By Katie Canales, Tech Insider
- A 609-acre California coastal community, Walden Monterey, serves as a respite for those needing to recharge their batteries — especially the region's leaders in tech.
- The enclave's founder, Nick Jekogian, invites potential homeowners to visit the property and stay in portable homes, called "roving rooms," to truly experience the sustainable, outdoor-centric lifestyle the community has to offer.
- Now, a new unit, called the Galini Sleeping Pod, will be used to house prospective buyers as they consider making a more permanent purchase of the land.
- According to the pod's designer, it's much more than simply a mobile home.
About eight hours south of Silicon Valley sits the Monterey Peninsula, where you'll find a fledgling community that's being designed as a respite for the region's tech elite.
Walden Monterey was founded in 2016 by developer Nick Jekogian, who set out to turn the 609 acre-land into a coastal "agrihood" community, a growing trend amongst millennials in which they shun the idea of belonging to golf communities, like the previous generation, and instead embrace agricultural neighborhoods that focus on nature, farms, and outdoor living.
The property plans to build 22 homes in total, with the lots they sit costing about $5 million each (three lots have been sold, as of November 2017). After the sales are made, buyers can work with a team of more than 20 architects assembled by Jekogian (or they can hire an outsider) to then shell out additional millions in home construction.
A key step in the buying process involves prospective buyers actually visiting the land. Jekogian invites people to stay in "roving rooms," or small moveable glass houses, which allow them to experience what living on the land would actually be like.
But now, Walden Monterey will soon provide a new way to try out the land. The design studio DFA, founded by Laith Sayigh, was approached by Walden Monterey to design a house for potential buyers to stay in while they mull over purchase decisions.
The 3D-printed self-sustaining houses, dubbed Galini Sleeping Pods, are 300 square feet in size, can be moved anywhere, are powered by solar panels, wind turbines, and Tesla batteries, and will cost about $250,000 each. Sayigh told Business Insider that they're not just a future staple for the Walden Monterey community, but that they represent "the next generation of construction technology."
Take a look:
Meet the Galini Sleeping Pod.
It's 300 square feet in size and takes around four to six weeks to construct.
The skin of the pod is developed by 3D-printing company Branch Technology, which is also currently developing construction methods for NASA's Mars ventures. It's a strong shell, consisting of carbon fiber, and sits atop a recycled aluminum base holding the pod off the ground.

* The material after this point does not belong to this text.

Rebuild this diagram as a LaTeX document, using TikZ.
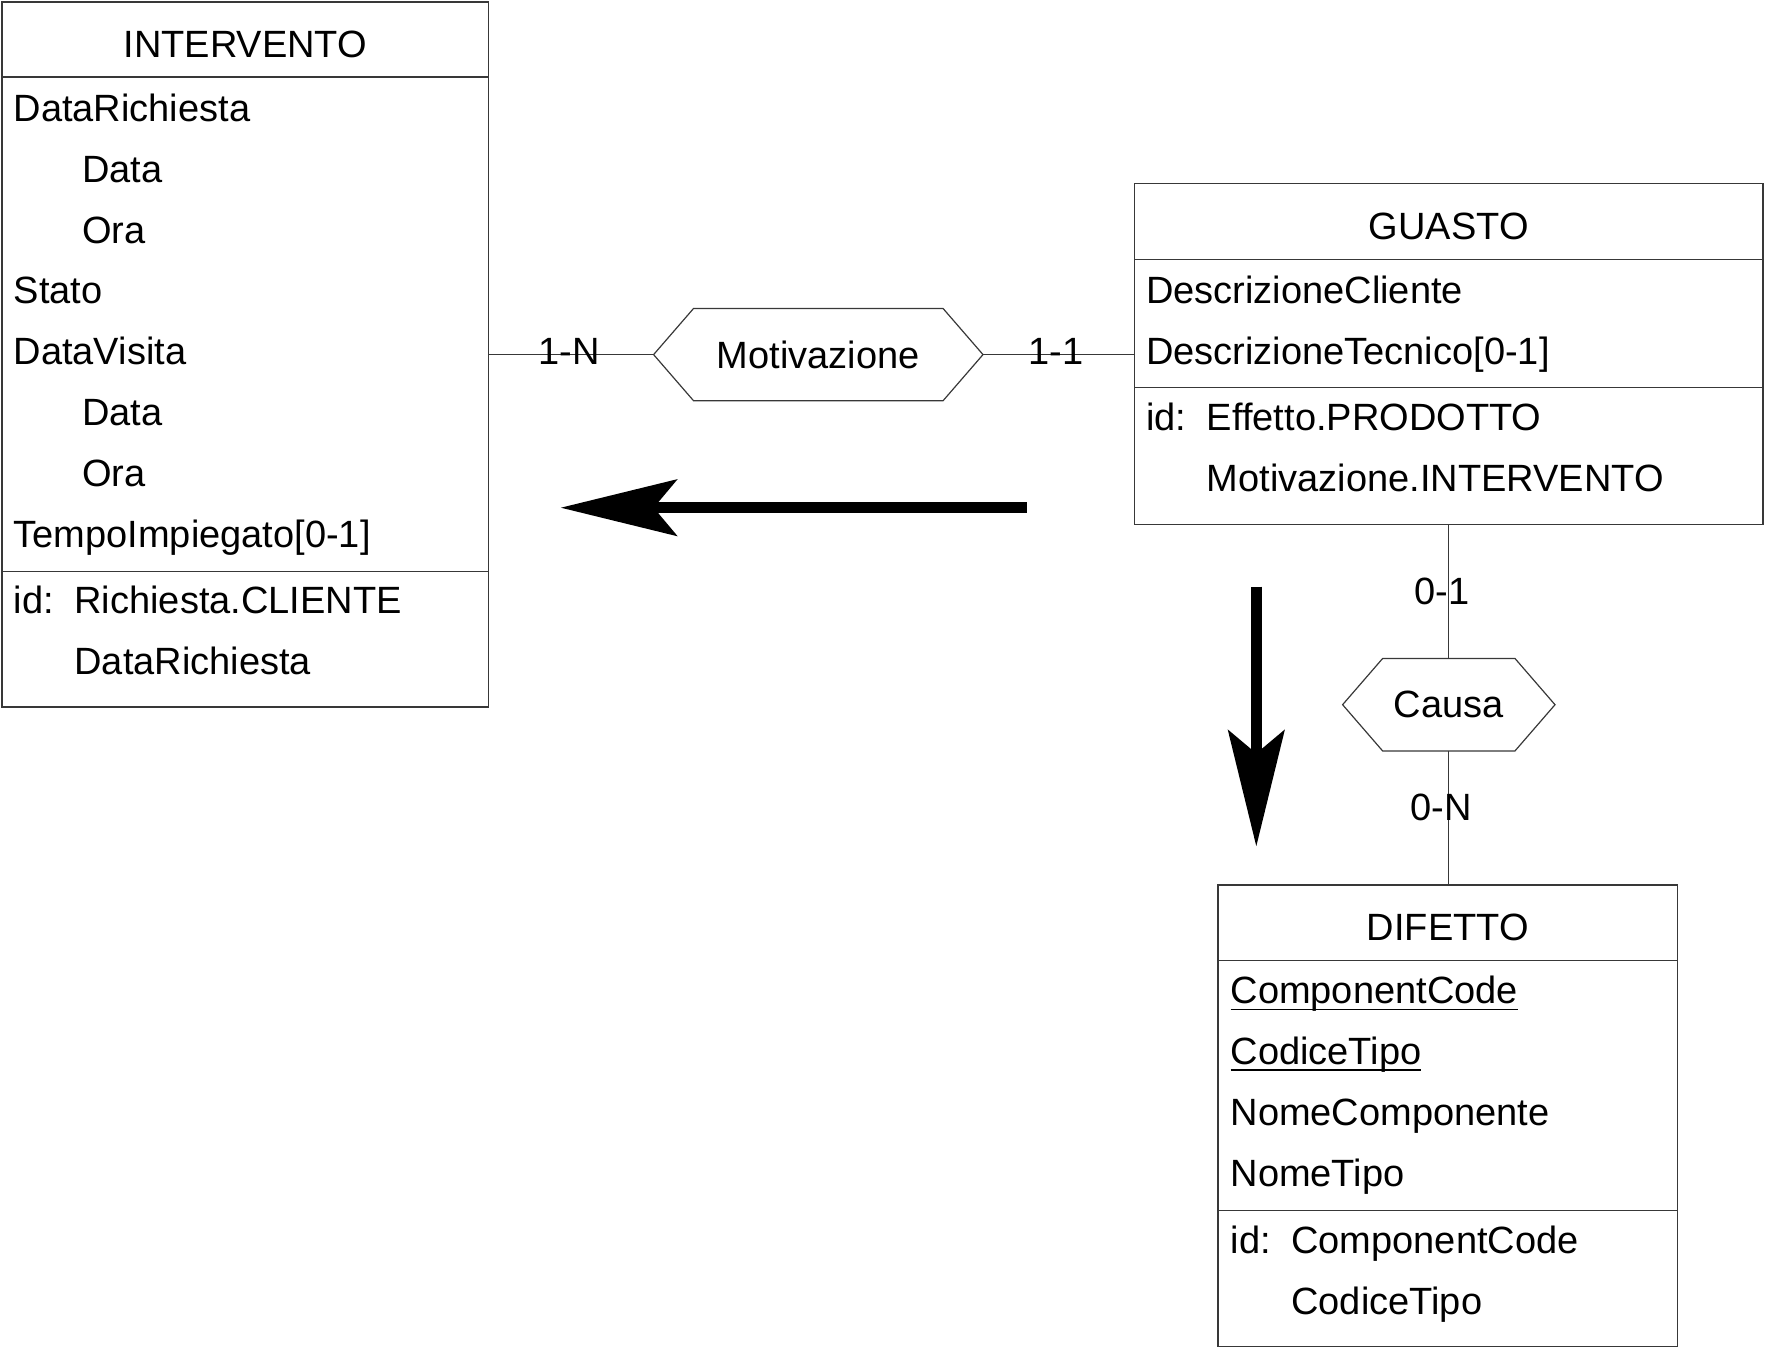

The pods are made off-site and can be lugged from lot to lot on the property so that potential buyers can experience what it would be like to live there.
Source: Business Insider
One of the pillars of the Walden Monterey project is sustainable design and living.
The Galini is no different: It's 97% material efficient, meaning that only 3% of the materials that go into each unit are wasted. Everything else, the wood paneling inside, the recycled plastic used in construction, the LED lighting, the plumbing and mechanical systems, are "green" and efficient. As a result, the pod has no impact on the local environment.
A compression system works to draw water in from the atmosphere to provide the pod's occupants with a water supply. Solar panels and wind turbines power the unit, as does a lightweight battery sourced from Tesla, tech billionaire Elon Musk's energy company.
"[The pod] has a little belly under the floor," said Sayigh. That's where the Tesla battery rests.
Though ideally people would use fresh air to ventilate the pod by opening the doors, Sayigh said there is a system underneath the pod as well that can heat or cool the space if needed.
"If you've got Elon Musk coming to stay, you want to make sure the guy is comfortable," Sayigh said.
Though the pod was born in conjunction with Walden Monterey, Sayigh said the vision for it extends past the Silicon Valley community.
The unit's mobility means it can be put on the back of a truck and transported anywhere: to an agrihood community on California's Monterey coastline, or an obscure patch of land in the Nevada desert. It could potentially replace more environmentally unfriendly mobile homes as we know them.
"This is the sustainable airstream of our time," Sayigh said.